>> START
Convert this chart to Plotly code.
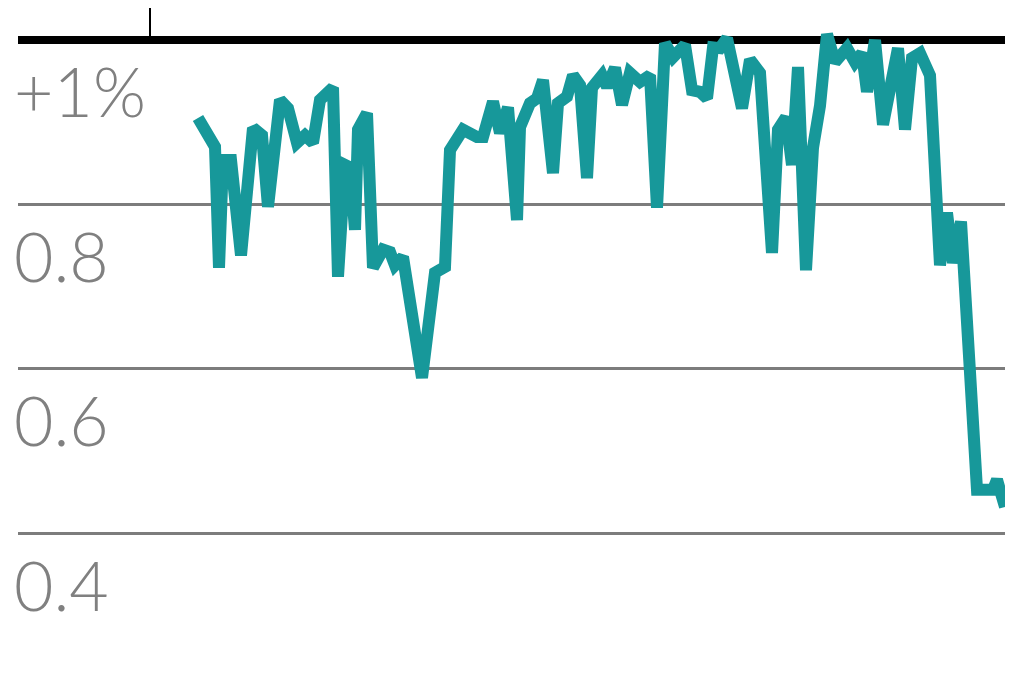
import plotly.graph_objects as go

# Day offsets from the marker tick, and the values (%)
days = [48, 60, 65, 69, 73, 81, 91, 103, 112, 118, 130, 138, 147, 155, 163, 170,
        183, 188, 195, 200, 205, 208, 217, 223, 233, 240, 245, 253, 272, 285, 295,
        300, 313, 327, 333, 343, 350, 358, 367, 370, 380, 387, 393, 403, 408, 417,
        423, 430, 437, 442, 452, 457, 465, 472, 480, 490, 500, 507, 515, 523, 535,
        542, 550, 557, 563, 570, 577, 592, 600, 610, 622, 628, 636, 642, 648, 656,
        663, 670, 677, 685, 697, 705, 712, 717, 725, 733, 742, 748, 755, 762, 770,
        780, 790, 797, 803, 811, 827, 843, 847, 855]
values = [0.905, 0.882, 0.870, 0.723, 0.854, 0.854, 0.738, 0.893, 0.884, 0.797,
          0.927, 0.917, 0.875, 0.884, 0.875, 0.927, 0.942, 0.712, 0.848, 0.845,
          0.769, 0.891, 0.911, 0.723, 0.745, 0.742, 0.726, 0.736, 0.589, 0.717,
          0.724, 0.866, 0.891, 0.882, 0.882, 0.925, 0.887, 0.918, 0.781, 0.894,
          0.923, 0.929, 0.951, 0.838, 0.923, 0.931, 0.957, 0.945, 0.832, 0.942,
          0.957, 0.943, 0.966, 0.921, 0.960, 0.949, 0.957, 0.796, 0.996, 0.979,
          0.994, 0.939, 0.937, 0.929, 0.991, 0.990, 1.002, 0.917, 0.976, 0.960,
          0.741, 0.891, 0.906, 0.848, 0.967, 0.720, 0.869, 0.920, 1.007, 0.973,
          0.990, 0.973, 0.984, 0.937, 1.000, 0.897, 0.966, 0.990, 0.891, 0.978,
          0.984, 0.957, 0.726, 0.790, 0.729, 0.779, 0.453, 0.453, 0.465, 0.432]

tick_vals = [0.4, 0.6, 0.8, 1.0]
tick_text = ["0.4", "0.6", "0.8", "+1%"]
marker_days = [0]

teal = "#17989a"
grey = "#808080"

fig = go.Figure()
fig.add_trace(go.Scatter(x=days, y=values, mode="lines",
                         line=dict(color=teal, width=12), hoverinfo="skip"))

# y labels sit under their gridlines, left aligned
for v, t in zip(tick_vals, tick_text):
    fig.add_annotation(x=0, xref="paper", y=v, yref="y", text=t, showarrow=False,
                       xanchor="left", yanchor="middle", yshift=-51, xshift=-6,
                       font=dict(family="Lato", size=68, color=grey, weight=300))

# page body has an 8px margin, so the figure is nudged up/left to line up
fig.update_layout(
    width=1020, height=680,
    margin=dict(l=10, r=23, t=0, b=0),
    paper_bgcolor="white", plot_bgcolor="white",
    showlegend=False,
    xaxis=dict(range=[-132, 855], showgrid=False, zeroline=False,
               showticklabels=False, ticks=""),
    # the black baseline at +1% and its tick, drawn as a second x axis
    xaxis2=dict(overlaying="x", matches="x", anchor="free", position=648 / 680,
                side="top", showline=True, linecolor="black", linewidth=8,
                ticks="outside", ticklen=32, tickwidth=2, tickcolor="black",
                tickvals=marker_days, showticklabels=False, showgrid=False,
                zeroline=False, layer="below traces", automargin=False),
    yaxis=dict(range=[0.2117, 1.0389], tickvals=tick_vals[:3], showticklabels=False,
               showgrid=True, gridcolor="#7c7c7c", gridwidth=3, zeroline=False,
               ticks="", layer="below traces"),
)
# dummy trace so the second axis gets drawn
fig.add_trace(go.Scatter(x=[days[0]], y=[values[0]], xaxis="x2", mode="lines",
                         line=dict(width=0), hoverinfo="skip"))

fig.write_html("out.html")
>> END
Give back exactly the lines from the first line of the data through the line with "import plotly.graph_objects as go", pictures excluded.

Convert this chart to Plotly code.
import plotly.graph_objects as go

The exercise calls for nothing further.